Simplicity Part 7: Pastoral reflection

For someone who has the pastoral role, simplicity is part of the role by definition. One of the words pastors have been called for years is parson — which is an alternative spelling for “person.” A minister does not clock out at the end of the workday. Vocational ministry is something that becomes part of who the minister is, as opposed to something that a person does.

This radical simplicity though is contrasted by talk of the need for a balanced life. While a minister cannot clock out of that role, the same is true for anyone who is in a relationship, whether that is the relationship between family members or friends. A vocational ministry is accepting the role of relationship both with God, and with a community of people seeking to grow in their relationships with God.

Relationships are time consuming, and can be a lot of work.

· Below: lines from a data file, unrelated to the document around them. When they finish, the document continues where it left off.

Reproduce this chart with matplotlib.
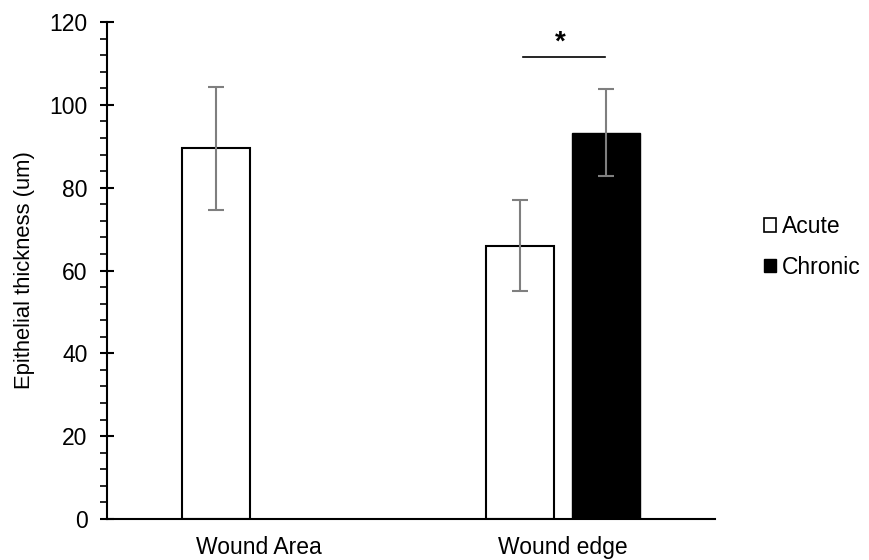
import matplotlib.pyplot as plt
from matplotlib.patches import Patch
from matplotlib.ticker import MultipleLocator
import numpy as np

plt.rcParams['font.family'] = ['Liberation Sans', 'DejaVu Sans']

categories = ['Wound Area', 'Wound edge']
acute = [89.5, 66.0]
acute_err = [14.8, 11.0]
chronic = [np.nan, 93.3]
chronic_err = [np.nan, 10.6]

fig = plt.figure(figsize=(8.69, 5.6), dpi=100)
ax = fig.add_axes([0.1231, 0.0732, 0.6997, 0.8875])

x = np.arange(len(categories))
w = 0.224
off = 0.1406
fs = 16.5

ax.bar(x - off, acute, w, color='white', edgecolor='black', linewidth=1.5, zorder=2)
ax.bar(x + off, chronic, w, color='black', edgecolor='black', linewidth=1.0, zorder=2)
ax.errorbar(x - off, acute, yerr=acute_err, fmt='none', ecolor='#7f7f7f',
            elinewidth=1.5, capsize=6, capthick=1.5, zorder=3)
ax.errorbar(x + off, chronic, yerr=chronic_err, fmt='none', ecolor='#7f7f7f',
            elinewidth=1.5, capsize=6, capthick=1.5, zorder=3)

# significance marker
ax.plot([0.868, 1.138], [111.6, 111.6], color='black', lw=1.2, clip_on=False)
ax.text(0.99, 112.0, '*', ha='center', va='bottom', fontsize=20, fontweight='bold')

ax.set_xlim(-0.5, 1.5)
ax.set_ylim(0, 120)
ax.set_xticks(x)
ax.set_xticklabels(categories, fontsize=fs)
ax.tick_params(axis='x', length=0, pad=12)
ax.yaxis.set_major_locator(MultipleLocator(20))
ax.yaxis.set_minor_locator(MultipleLocator(4))
ax.tick_params(axis='y', which='major', direction='inout', length=10, width=1.5,
               labelsize=fs, pad=9)
ax.tick_params(axis='y', which='minor', direction='out', length=5, width=1.2)
ax.set_ylabel('Epithelial thickness (um)', fontsize=15.8, labelpad=10)

for s in ['top', 'right']:
    ax.spines[s].set_visible(False)
ax.spines['left'].set_linewidth(1.5)
ax.spines['bottom'].set_linewidth(1.5)

handles = [Patch(facecolor='white', edgecolor='black', linewidth=1.2),
           Patch(facecolor='black', edgecolor='black')]
fig.legend(handles, ['Acute', 'Chronic'], loc='center left', bbox_to_anchor=(0.855, 0.559),
           frameon=False, fontsize=fs, handlelength=0.55, handleheight=0.55,
           handletextpad=0.25, labelspacing=0.75)

fig.savefig('out.png', dpi=100)
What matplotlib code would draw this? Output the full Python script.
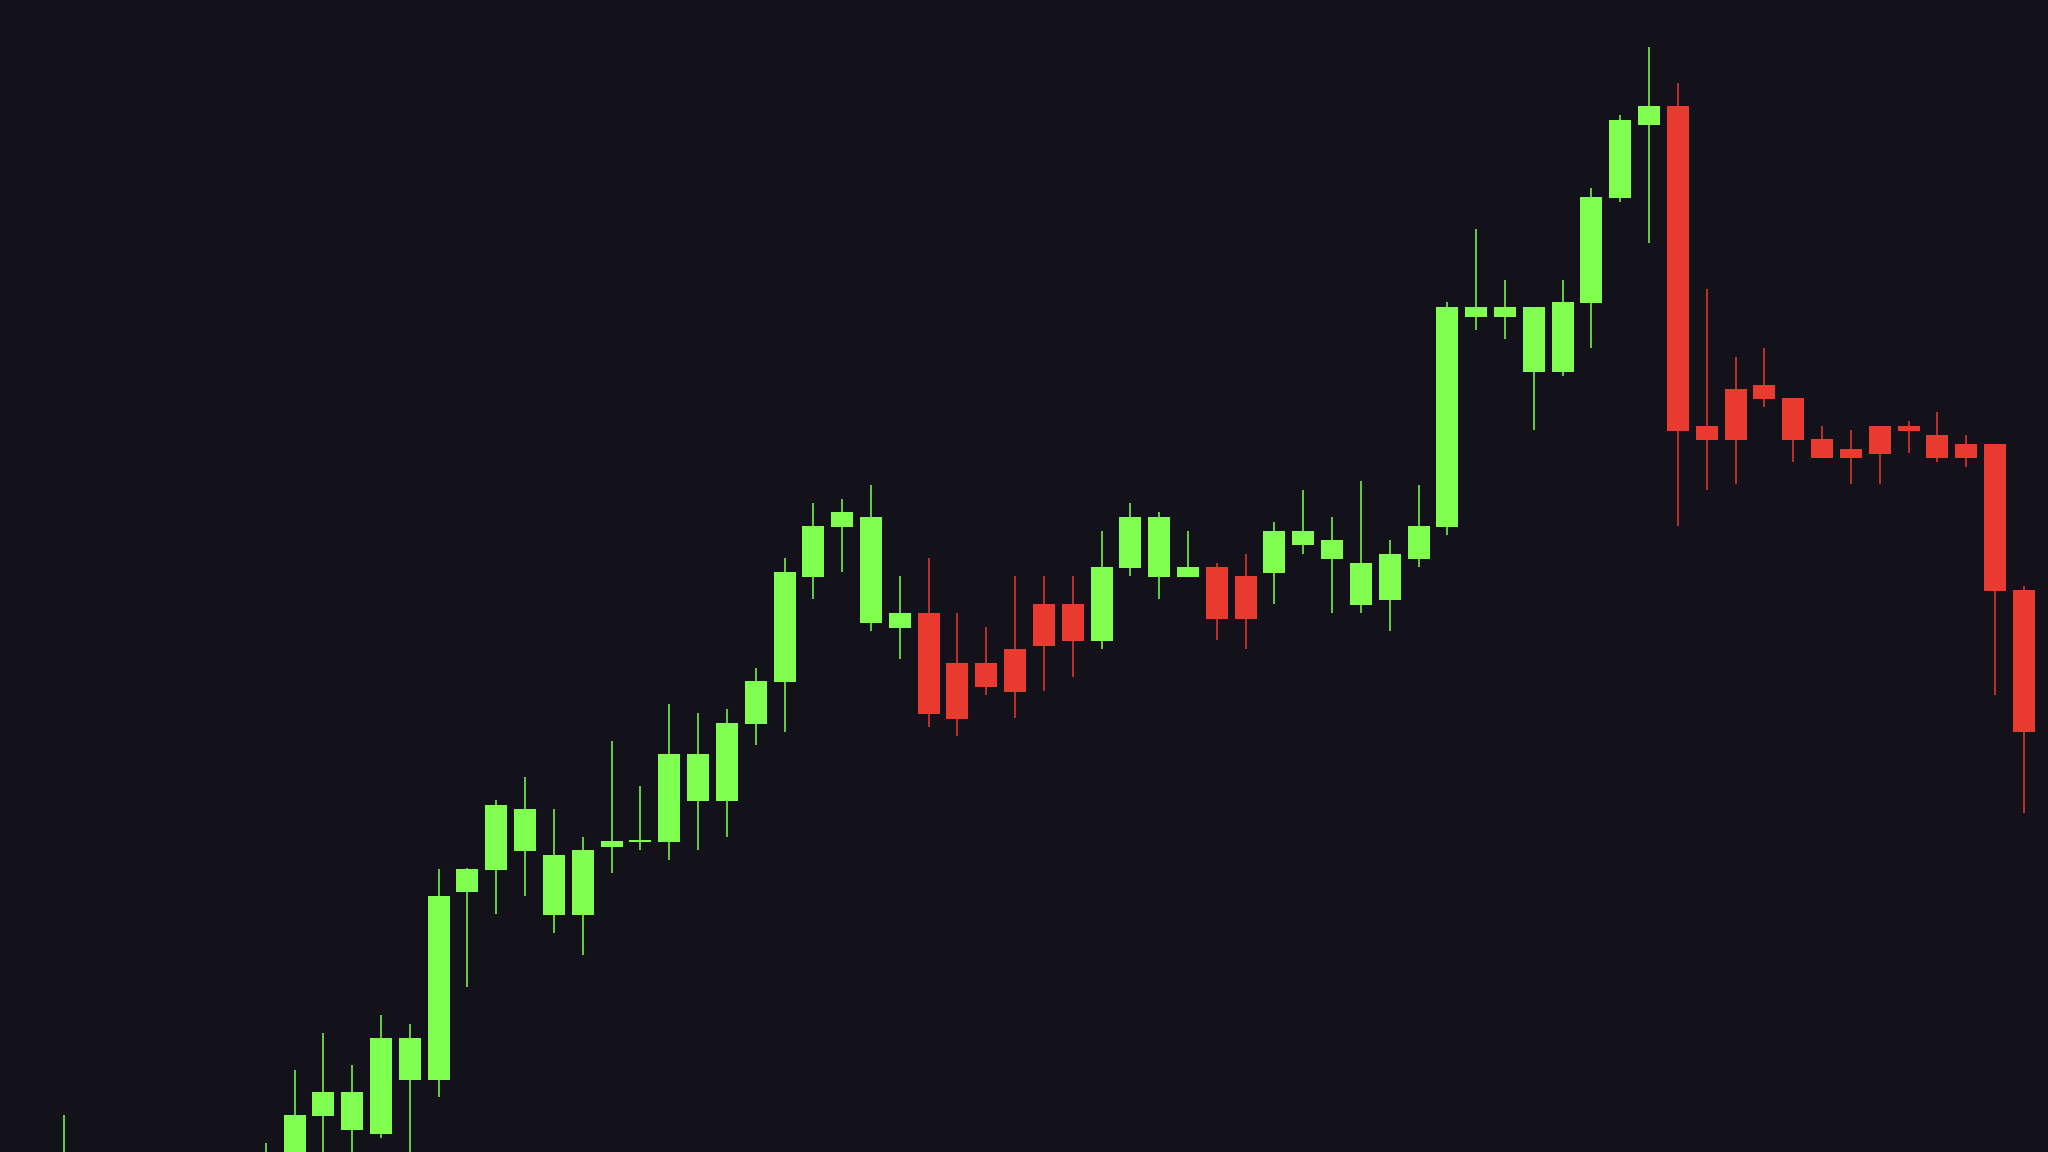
import numpy as np
import matplotlib
matplotlib.use("Agg")
import matplotlib.pyplot as plt

# OHLC values (price units; first candles lie below the visible range)
opens = [97.5, 99.2, 97.0, 95.8, 97.3, 96.6, 98.0, 97.6, 99.0, 103.6,
         102.2, 101.8, 107.2, 107.2, 126.0, 128.2, 130.1, 123.7, 123.7, 130.5,
         131.0, 131.0, 135.1, 135.1, 142.8, 147.0, 157.5, 162.5, 152.9, 152.4,
         153.9, 148.9, 148.9, 150.3, 154.8, 154.8, 151.1, 158.4, 157.5, 157.5,
         158.5, 157.6, 157.9, 160.7, 159.3, 154.7, 155.2, 159.3, 162.5, 183.5,
         183.5, 178.0, 178.0, 184.9, 195.4, 202.7, 204.6, 172.6, 176.3, 176.7,
         175.4, 171.3, 170.3, 172.6, 172.6, 171.7, 170.8, 170.8, 156.2]
highs = [103.7, 99.6, 98.1, 97.9, 98.8, 98.4, 99.5, 100.9, 108.2, 111.9,
         108.7, 113.7, 112.8, 128.3, 128.4, 135.2, 137.5, 134.3, 131.5, 141.1,
         136.6, 144.8, 143.9, 144.3, 148.4, 159.4, 164.9, 165.3, 166.7, 157.6,
         159.4, 153.9, 152.5, 157.6, 157.6, 157.6, 162.1, 164.9, 164.0, 162.1,
         158.9, 159.8, 163.0, 166.2, 163.5, 167.1, 161.2, 166.7, 185.0, 192.3,
         187.2, 184.5, 187.2, 196.4, 203.7, 210.5, 206.9, 186.3, 179.5, 180.4,
         175.4, 172.6, 172.2, 172.6, 173.1, 174.0, 171.7, 170.8, 156.6]
lows = [96.8, 96.5, 95.2, 95.0, 96.1, 95.9, 97.1, 96.8, 98.3, 99.6,
        99.4, 101.4, 99.6, 105.5, 116.5, 123.8, 125.6, 121.9, 119.7, 127.9,
        130.2, 129.2, 130.2, 131.5, 140.7, 142.0, 155.3, 158.0, 152.1, 149.3,
        142.5, 141.6, 145.7, 143.4, 146.1, 147.5, 150.3, 157.6, 155.3, 157.5,
        151.2, 150.3, 154.8, 159.8, 153.9, 153.9, 152.1, 158.5, 161.7, 182.2,
        181.3, 172.2, 177.6, 180.4, 195.0, 190.9, 162.6, 166.2, 166.8, 174.5,
        169.0, 169.4, 166.8, 166.8, 169.9, 169.0, 168.5, 145.7, 133.9]
closes = [99.2, 97.0, 95.8, 97.3, 96.6, 98.0, 97.6, 99.4, 103.7, 106.0,
          106.0, 111.4, 111.4, 125.6, 128.3, 134.7, 134.3, 129.7, 130.2, 131.1,
          131.2, 139.8, 139.8, 142.9, 147.1, 158.0, 162.6, 164.0, 163.5, 153.9,
          143.8, 143.3, 146.5, 146.0, 150.6, 151.1, 158.5, 163.5, 163.5, 158.5,
          153.3, 153.3, 162.1, 162.1, 161.2, 158.9, 159.8, 162.6, 184.5, 184.5,
          184.5, 184.5, 185.0, 195.5, 203.2, 204.6, 172.1, 171.2, 171.2, 175.3,
          171.2, 169.4, 169.4, 169.8, 172.1, 169.4, 169.4, 156.1, 142.0]

BG = "#13121a"
UP = "#80ff50"
DOWN = "#e83a2e"

o = np.array(opens)
h = np.array(highs)
l = np.array(lows)
c = np.array(closes)
x = np.arange(len(o))
colors = [UP if cc >= oo else DOWN for oo, cc in zip(o, c)]

fig = plt.figure(figsize=(20.48, 11.52), dpi=100, facecolor=BG)
ax = fig.add_axes([0, 0, 1, 1])
ax.set_facecolor(BG)

ax.vlines(x, l, h, colors=colors, linewidth=1.1, zorder=2)
ax.bar(x, np.abs(c - o), bottom=np.minimum(o, c), width=0.763,
       color=colors, linewidth=0, zorder=3)

ax.set_xlim(-2.221, 68.84)
ax.set_ylim(100, 215.2)
ax.axis("off")

fig.savefig("out.png", dpi=100, facecolor=BG)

When seminaries talk about issues such as self-care, and living a balanced life, these are advices on doing what is necessary to take care of ourselves so that we can continue to give to these relationships. Too often, pastors focus on the relationships within the congregation to the point of neglecting their own health, or the health of their family relationships.

Unfortunately, the simplicity of not needing to step out of the professional role introduces a complexity to relationships that are independent of the pastoral role. A pastoral role is, by definition, one sided. Pastoral care is concerned with the needs of others, but puts aside the need of self. This is an acceptable role, as it is similar to the role of any other caretaker however every person has their own needs. While the pastor remains defined by that role, there is a need of other roles that are more equal.

While in many ways people are simple, and we yearn for greater simplicity there is a danger of being simplistic rather than simple. When we are simplistic, we forget that even with simple rules, we live in an elaborate universe. The math behind gravity, for example, is simple enough that High School students are expected to solve it in their math and physics classes, yet we have to consider that this simple principle exists for every object. Our relationships are simple, however every additional relationship adds complexity to our lives. We are like the planetary system where we live — ultimately everything in the solar system orbits the sun, however every object in the Solar system pulls on every other object. Even those who live in Christian simplicity, and clearly have God as their one thing are pulled by those around them.

Ultimately, the goal of simplicity, as a pastor, is the goal of being a “safe person”. Simplicity is fulfilling the role of the caregiver without playing politics and posturing for what are truly small and temporary gains. Simplicity is honestly listening, and respecting the value of people and relationships. Simplicity makes pastoring possible.